One mile driven in a car = one pound of horse ploppies

A geologist translates how much carbon dioxide is emitted by today’s cars into an older measure:

“At one point we had a transportation system that had horses,” said Penn State University geologist Richard Alley. “And the horses made horse ploppies. If our CO2 came out of the car as horse ploppies, it would sort of be a pound per mile. And if you put that on the roads of America, in a year it would average an inch deep. And as I like to say, we would have no more joggers in America. We’ll all be cross-country skiers.”

I have read several accounts by urban historians who have described just how much horse manure was in the streets of major cities in earlier centuries. The smell. The sight. The need for people to clean it up. In comparison to roads in past eras, our streets are clean: free of garbage and waste, typically only for fast-moving vehicles.
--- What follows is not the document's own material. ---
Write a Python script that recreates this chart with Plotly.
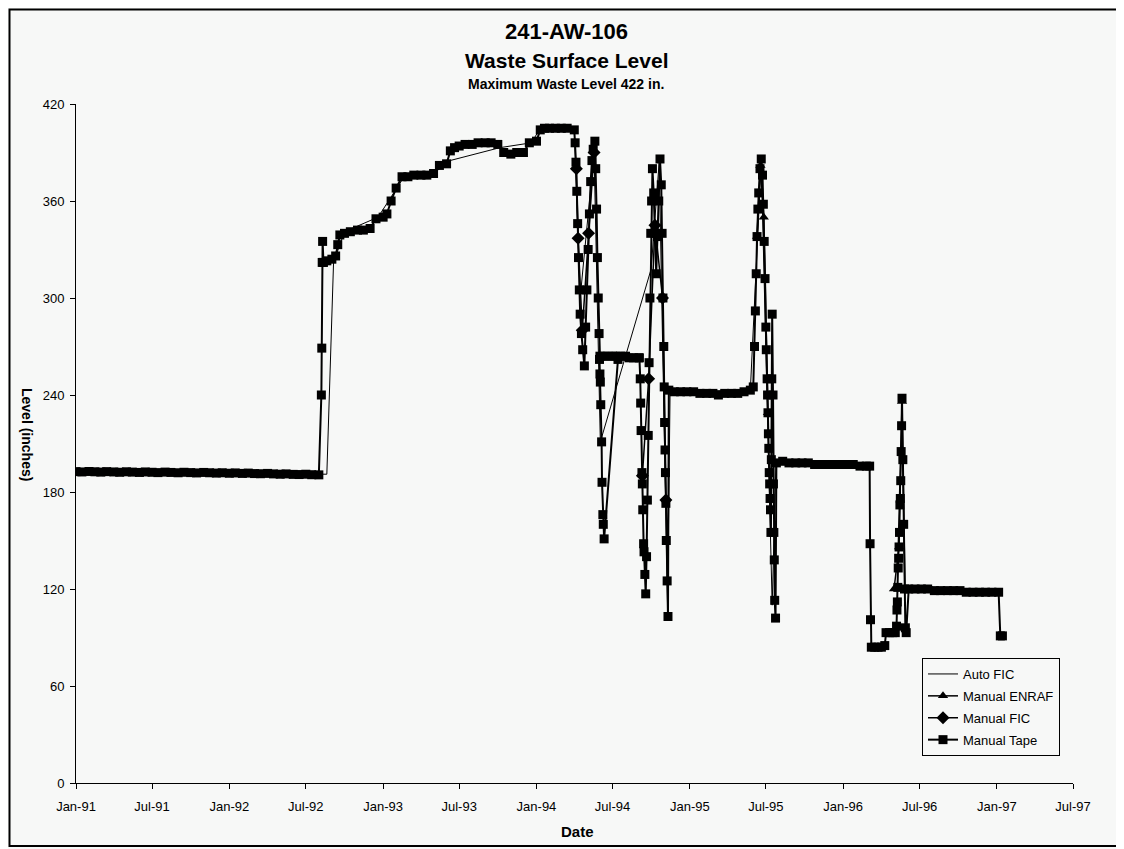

But, having a car makes that carbon dioxide emission less visible. The average driver doesn’t really see anything and the waste produced by individual vehicles are dwarfed by large facilities like factories or power plants. Of course, add up all the cars and vehicles in the United States and it is a sizable output. See some of the pictures of Los Angeles on days of major smog.

Thus, the analogy might be useful to remember. Although we wouldn’t stand for horse ploppies on our streets today, our vehicles emit carbon dioxide whether we regularly see it.